In the bay of Potamia a vast stunning beach extends from one side to the other, which is mentally divided into two separate shores. Chrisi Akti in the south and Chrisi Ammoudia in the north are among the most famous beaches of Thasos. Every summer both beaches are overcrowded while in recent years the tourist development of the area is rapid.
At magnificent Makriammos beach
Arriving at the Gulf Ai Giannis and cruising near the lush small capes, among which countless natural pools were formed, with pine trees reaching the sea, we approached the northern east part of the island. Here we, also, saw an incredible coast welcoming us. It is called Makriammos and even the Paradise would envy its beauty. It is really worth climbing the slope of the northern side, where the view is magnificent. An image that is impossible for me to put in words, since no matter how much I try I will definitely not be able to convey in the least this unprecedented spectacle that was in front of my eyes.
In the northern edge of Makriammos, there is a small pier where we can tie the boat temporarily in order to spend endless hours in the depths of this magnificent scenery. Without having planned it or rethinking of it, we decided to spend the night here, enjoying the afternoon that mellowed everything around us, while our morning awakening looked as if it came out of the pages of the most beautiful fairy tale.
Passing by Evreokastro we were on the north side of the island and entered the bay of Panagia, on the eastern side of which lies Limenas, the capital of Thasos. We approached the two small iron lighthouses that mark the entrance of the old port. High up on the slope of the green hill rises the ancient theatre and parts of the wall that protected the old city. We tied in the spacious harbor where the locals moor their boats and we went for a short walk through the narrow streets with the old two and three storey houses. Limenas, which is the main port of the island, attracts most of the people, since apart from the infrastructure, it is famous for its rich archaeological heritage.

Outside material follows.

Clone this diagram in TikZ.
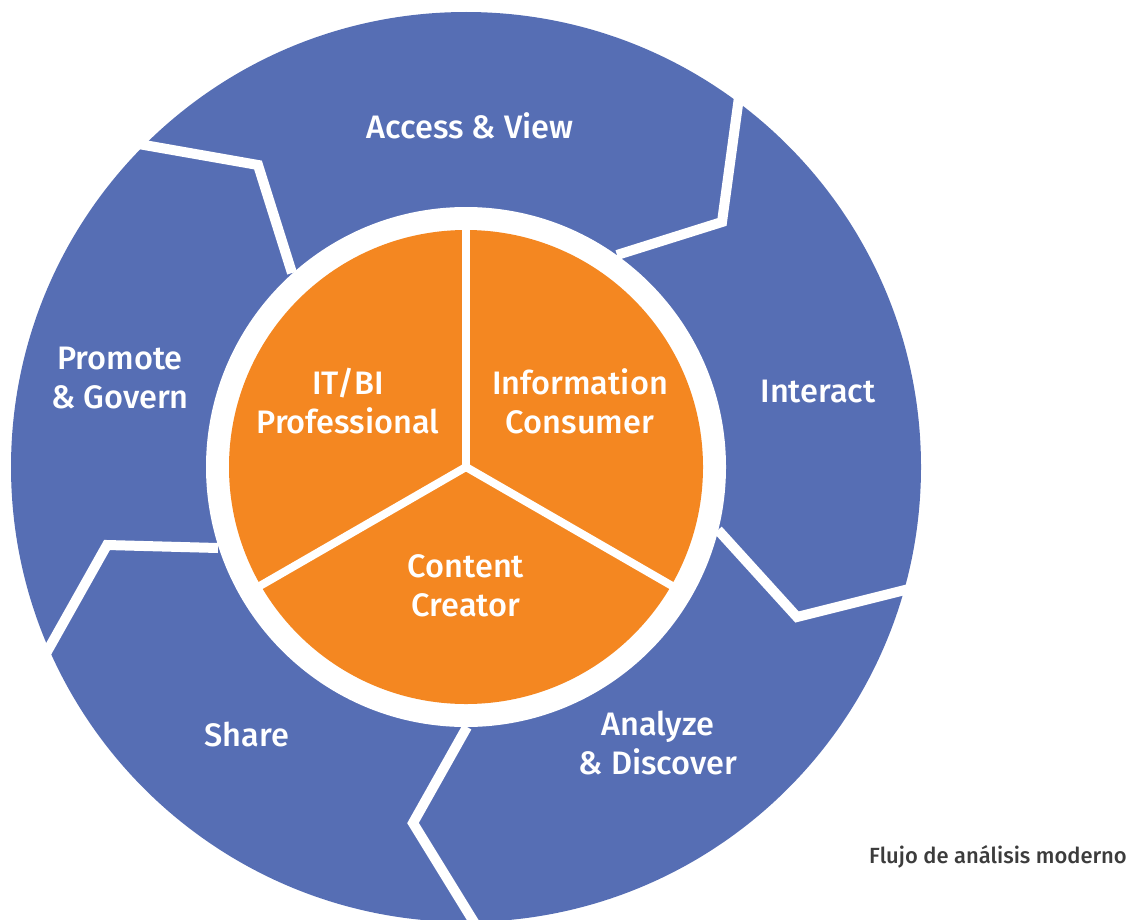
\documentclass[tikz,border=0pt]{standalone}
\usepackage{fontspec}
\setmainfont{Fira Sans}[UprightFont=* Medium]
\definecolor{ringblue}{HTML}{566EB4}
\definecolor{coreorange}{HTML}{F48721}
\definecolor{captiongray}{HTML}{3C3C3C}

\begin{document}
\begin{tikzpicture}[x=0.02cm,y=-0.02cm,
    tag/.style={text=white,font=\fontsize{18.5}{22}\selectfont,align=center},
    gap/.style={white,line width=0.2cm,line join=miter},
    spoke/.style={white,line width=0.16cm}]
    \useasboundingbox (0,0) rectangle (1131,919);
    \clip (0,0) rectangle (1131,919);
    \coordinate (hub) at (466,467);

    % outer ring
    \fill[ringblue] (hub) circle[radius=455];
    \draw[gap] (742,75) -- (722,222) -- (617,255);
    \draw[gap] (945,580) -- (797,617) -- (718,530);
    \draw[gap] (485,940) -- (413,823) -- (467,727);
    \draw[gap] (30,682) -- (107,545) -- (218,548);
    \draw[gap] (110,139) -- (258,165) -- (292,273);

    % core
    \fill[white] (hub) circle[radius=260];
    \fill[coreorange] (hub) circle[radius=237];
    \draw[spoke] (hub) -- (466,225);
    \draw[spoke] (hub) -- (258,587);
    \draw[spoke] (hub) -- (674,587);

    \node[tag] (access) at (470,126) {Access \& View};
    \node[tag] (interact) at (818,392) {Interact};
    \node[tag] (analyze) at (658,743) {Analyze\\\& Discover};
    \node[tag] (share) at (247,734) {Share};
    \node[tag] (promote) at (120,378) {Promote\\\& Govern};

    \node[tag] (itbi) at (348,401) {IT/BI\\Professional};
    \node[tag] (consumer) at (580,401) {Information\\Consumer};
    \node[tag] (creator) at (466,586) {Content\\Creator};

    \node[text=captiongray,font=\fontsize{12.5}{14}\selectfont] (caption) at (998,857) {Flujo de análisis moderno};
\end{tikzpicture}
\end{document}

After we satisfied our archaeological concerns, we untied the boat and we went to the marina located a few meters far from the old port. We can easily spend the night here, since apart from the safety it offers, it is very close to all the main attractions of the city.
After the cape Pahis, which is the northern tip of the island, the very shallow waters forced us to navigate quite afar from the coast. This entire route leading to Skala Maries, does not present anything remarkable, since the water is rather dark and there are no natural bays and beautiful coves. Vast plains, at about sea level, full of olive trees extend to the foot of the green slopes.